Saturday, November 09, 2013

Rat Race

Izbavitelj

My friend, Renee, is absolutely mad for obscure horror movies. Every Halloween, she dredges up oddities from around the world to show at her big movie party with the aim of showing things none of the attendees has ever seen before. Given that she's friends with some hard core horror fans, this is no small task. She's been trying to stump me for years, sometimes successfully, but I don't have the same kind of monomania she has. The upside of this is that I get to walk behind her as she blazes a trail through the undergrowth. This year's mathom is Izbavitelj (1976, directed by Krsto Papic) from Yugoslavia. It's one of those strange cometary remnants of the Prague Spring, rippling half a decade later as the Croatian Spring, when Eastern European cinema had joined the raging New Waves of the 1960s and began criticizing the old order of things.


Izbavitelj follows the fortunes of Ivan, a struggling writer whose economic situation is becoming dire. At the beginning of the film, he's ejected from his room because his rent is in arrears, then proceeds to an open air market where he lives the advice of Erasmus, who said "When I have a little money, I buy books; if I have any left over I buy food and clothes." Because of their mutual love of books, Ivan hits it off with Sonja, whose father is a reclusive scientist. Later that night, he squats in an abandoned hotel where he stumbles on a huge party, of which no trace is left come the day. Pursuing Sonja, Ivan falls in with Professor Boskovic, who tells Ivan that what he witnessed was a race of rat people who are murdering people and replacing them. They're waiting for their savior to lead them to domination of the town and then the country. Fortunately, the professor has researched the enemy and has developed a means of killing them. The only drawback is determining who is and isn't a rat...

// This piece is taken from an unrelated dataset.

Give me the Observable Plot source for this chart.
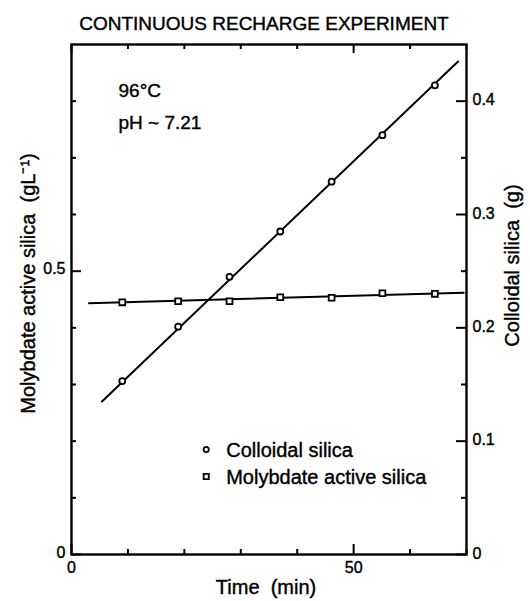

Izbavitelj is a variant of the "aliens among us" trope, which should be obvious enough from the synopsis, but given where and when it was made, it turns into a more specific allegory of creeping totalitarianism. The constitution of Yugoslavia had only lately been amended to loosen the controls on what could and could not be depicted in films. Still, I imagine that couching this as a horror movie allegory was a canny move on the part of the filmmakers. One can never tread too lightly around even "benign" dictatorships. The filmmakers waffle even more by casting its rat people as decadents, intent on staging opulent parties on the the backs of the workers in a nod to proper socialist disdain for the bourgeoisie, but make no mistake, the central horror of this film's body snatchers is collectivism. In this regard the film is forward-looking, representing an early crack in the Eastern Bloc that would all come tumbling down fifteen years later. It's difficult to look at this film without looking at the politic of the late Cold War and the long history of the Balkans.


As a horror movie? Well, this is obviously a resource-poor film, though like many old world productions, it benefits greatly from being filmed in photogenic locations. The beats of the horror film are muted here, and the whole thing has a kind of oneiric quality to it. The nightly balls of the rat people might be excursions into Faerie in another folkloric tradition, while the accidental poisoning of Sonja is of a piece with some of the darker European folktales. The rat people when depicted in their native forms are a little disappointing in our post-special effects world, but they aren't any worse than some of the make-up jobs in, say, any given Paul Naschy film, and they're better than some. Still, this is more of an oddity than a lost masterpiece of Eastern European fantasy filmmaking. It's more memorable for its politics than for its filmmaking, which doesn't diminish it, really, but it does make me want for a film that's manages to integrate them both.


Current Challenge tally:


Total Viewings: 29


First Time Viewings: 23


Note: It's taking me longer to churn through the final challenge posts than I expected. I beg your indulgence in this.